ただし、すぐに買い手が見つかるとは限らない点と、配送に手間とお金がかかる点には注意が必要です。時間をかけてでもお金に換えたい場合に、有効な方法といえるでしょう。
不用品回収業者に依頼する
電化製品の処分は、不用品回収業者に依頼することができます。不用品回収なら、リサイクル家電からパソコン、小型家電まで、どんな電化製品も回収してもらえます。また、家具や衣類、雑貨等の不用品も、まとめて引き取ってくれます。取り外しや運び出しを全て行ってもらえる点も、大きなメリットです。
一方で、作業費や運搬費等がかかることもあり、他の処分方法よりも料金がかかります。
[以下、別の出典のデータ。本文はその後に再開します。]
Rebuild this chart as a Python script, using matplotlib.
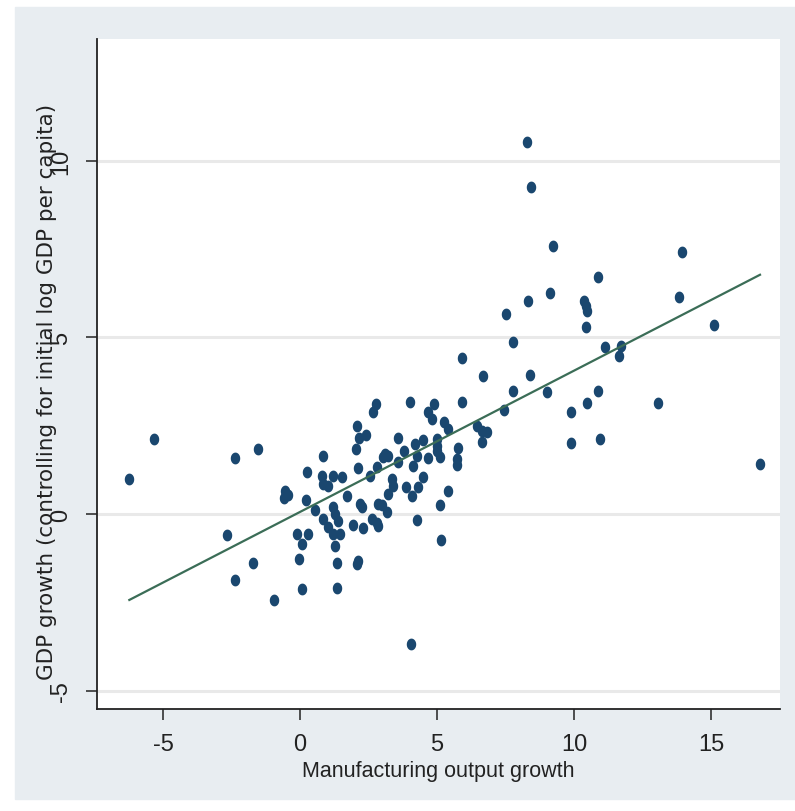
import numpy as np
import matplotlib.pyplot as plt
from matplotlib.patches import Rectangle
from matplotlib.path import Path

# Crescimento da produção manufatureira x crescimento do PIB (por país)
manuf_growth = [
    -6.23, -5.32, -2.37, -1.52, -2.68, -1.70, -2.37, -0.95, -0.02, 0.06,
    -0.55, -0.43, -0.58, 0.22, 0.55, 0.27, 0.85, 0.79, 1.22, 1.52,
    0.85, 1.03, 1.70, 1.22, 1.28, 1.40, 0.85, 1.03, 1.22, 1.46,
    -0.12, 0.30, 0.06, 1.28, 1.36, 1.34, 2.07, 2.13, 1.95, 2.31,
    2.19, 2.25, 2.62, 2.80, 2.83, 2.86, 2.98, 3.16, 4.26, 5.11,
    5.15, 4.05, 2.13, 2.55, 2.82, 3.35, 3.41, 3.22, 3.87, 4.08,
    4.32, 4.48, 5.39, 3.10, 3.22, 3.04, 3.81, 4.26, 4.14, 4.68,
    3.59, 2.04, 2.07, 2.17, 2.41, 3.56, 4.20, 4.50, 4.99, 4.99,
    5.01, 5.11, 5.78, 5.72, 5.72, 2.77, 2.65, 4.01, 4.90, 5.90,
    4.68, 4.81, 5.27, 5.39, 6.45, 6.63, 6.81, 6.63, 7.45, 7.79,
    9.00, 6.67, 8.38, 5.90, 7.79, 7.51, 8.31, 9.12, 10.36, 10.44,
    10.46, 10.44, 10.89, 11.15, 11.70, 11.65, 10.89, 10.46, 9.88, 9.89,
    10.95, 13.08, 13.93, 13.83, 15.11, 16.79, 8.27, 8.42, 9.22,
]
gdp_growth = [
    0.99, 2.12, 1.59, 1.84, -0.59, -1.39, -1.86, -2.43, -1.26, -2.11,
    0.66, 0.54, 0.44, 0.40, 0.11, 1.20, 1.65, 1.09, 1.09, 1.04,
    0.85, 0.78, 0.50, 0.19, 0.00, -0.19, -0.14, -0.38, -0.57, -0.57,
    -0.57, -0.57, -0.85, -0.90, -1.39, -2.08, -1.42, -1.32, -0.30, -0.40,
    0.28, 0.19, -0.14, -0.24, -0.33, 0.28, 0.25, 0.07, -0.17, 0.25,
    -0.73, -3.68, 1.29, 1.09, 1.32, 0.99, 0.80, 0.57, 0.76, 0.52,
    0.76, 1.06, 0.64, 1.70, 1.65, 1.61, 1.79, 1.65, 1.37, 1.58,
    1.48, 1.84, 2.48, 2.14, 2.24, 2.15, 1.98, 2.10, 2.12, 1.93,
    1.79, 1.62, 1.87, 1.56, 1.39, 3.12, 2.88, 3.16, 3.12, 3.18,
    2.88, 2.69, 2.60, 2.41, 2.50, 2.36, 2.33, 2.03, 2.95, 3.49,
    3.45, 3.92, 3.95, 4.41, 4.86, 5.65, 6.04, 6.26, 6.04, 5.90,
    5.76, 5.29, 6.72, 4.74, 4.77, 4.48, 3.49, 3.14, 2.88, 2.01,
    2.12, 3.14, 7.41, 6.14, 5.36, 1.42, 10.53, 9.25, 7.58,
]

x_ticks = [-5, 0, 5, 10, 15]
y_ticks = [-5, 0, 5, 10]

navy = '#1a476f'
fit_color = '#3b6d57'
sans = ['Liberation Sans', 'DejaVu Sans']

x = np.array(manuf_growth)
y = np.array(gdp_growth)

# reta de regressão (MQO) sobre os pontos
b, a = np.polyfit(x, y, 1)
xs = np.array([x.min(), x.max()])

# marcador elíptico (um pouco mais alto do que largo)
t = np.linspace(0, 2 * np.pi, 40)
ellipse = Path(np.column_stack([0.4 * np.cos(t), 0.5 * np.sin(t)]), closed=True)

fig = plt.figure(figsize=(7.95, 8.12), dpi=100, facecolor='white')
fig.patches.append(Rectangle((15 / 795, 1 - 800 / 812), 1, 792 / 812,
                             transform=fig.transFigure, color='#e8edf1', zorder=-10))

ax = fig.add_axes([97 / 795, 1 - 710 / 812, 683 / 795, 670 / 812])
ax.set_facecolor('white')

for yt in y_ticks:
    ax.axhline(yt, color='#e9e9e9', lw=2.2, zorder=1)

ax.plot(x, y, linestyle='none', marker=ellipse, markersize=8.5,
        color=navy, markeredgewidth=0, zorder=3)
ax.plot(xs, a + b * xs, color=fit_color, lw=1.6, zorder=4)

ax.set_xlim(-7.41, 17.52)
ax.set_ylim(-5.52, 13.45)

ax.set_xticks(x_ticks)
ax.set_yticks(y_ticks)
ax.set_xticklabels([str(v) for v in x_ticks], family=sans, fontsize=17)
ax.set_yticklabels([str(v) for v in y_ticks], family=sans, fontsize=17,
                   rotation=90, va='center')
ax.tick_params(axis='both', length=8, width=1.1, color='#222222',
               labelcolor='#222222', direction='out')
ax.tick_params(axis='x', pad=9)
ax.tick_params(axis='y', pad=10)

for side in ['top', 'right']:
    ax.spines[side].set_visible(False)
for side in ['left', 'bottom']:
    ax.spines[side].set_color('#222222')
    ax.spines[side].set_linewidth(1.3)

ax.set_xlabel('Manufacturing output growth', family=sans, fontsize=15.5,
              color='#222222')
ax.xaxis.set_label_coords(0.5, -0.076)
ax.set_ylabel('GDP growth (controlling for initial log GDP per capita)',
              family='DejaVu Sans', fontsize=15.5, color='#222222')
ax.yaxis.set_label_coords(-0.058, 0.475)

fig.savefig('out.png', dpi=100, facecolor=fig.get_facecolor())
処分を急いでいる、手間をかけられない、自力での運搬が困難というような場合に、依頼を検討するのがよいでしょう。
電化製品の寿命と売却の目安
最後は、電化製品の寿命と売却の目安についてご紹介します。
電化製品を処分するか迷ったときに、ぜひ参考にしてください。
電化製品の寿命は5〜10年
一般的に、電化製品の寿命は5~10年です。大きいものほど寿命が長い傾向があり、大型の家電で7〜10年、小型の家電で3〜5年です。
ただし、製品によって寿命は異なるため、メーカーの部品保有期間を目安にするとよいでしょう。もちろん、使用頻度が高かったり使う環境が悪かったりすれば、その分だけ寿命は短くなります。
売却するなら製造5年以内が目安
売却を考えるのであれば、製造から5年以内のものが目安となります。
製造5年を超えると型落ち品としての需要も低くなるため、値がつきにくくなるだけでなく、買取を断られることが多くなります。人気製品であっても、10年を超えると売却は困難でしょう。
フリマアプリやネットオークションであれば、製造5年を超えた電化製品でも売れる可能性はありますが、買い手が見つかるまで時間がかかることは覚悟しておかなければいけません。
電化製品の処分方法まとめ
本記事は、電化製品の適切な処分方法についてお伝えしました。
電化製品は大きく家電4品目・小型家電・パソコンの3種類に分類され、家電4品目とパソコンはごみに出せません。ごみに出せない電化製品は、販売店やメーカーの回収サービスや量販店の回収サービスを利用しましょう。
売却できる家電は基本的に製造から5年以内のものに限られるため、売却したい場合は早めに決断することをおすすめします。
運び出しが難しい大型家電や取り外しが必要な電化製品の処分、引っ越し等の事情で処分を急ぐ場合などには、不用品回収がおすすめです。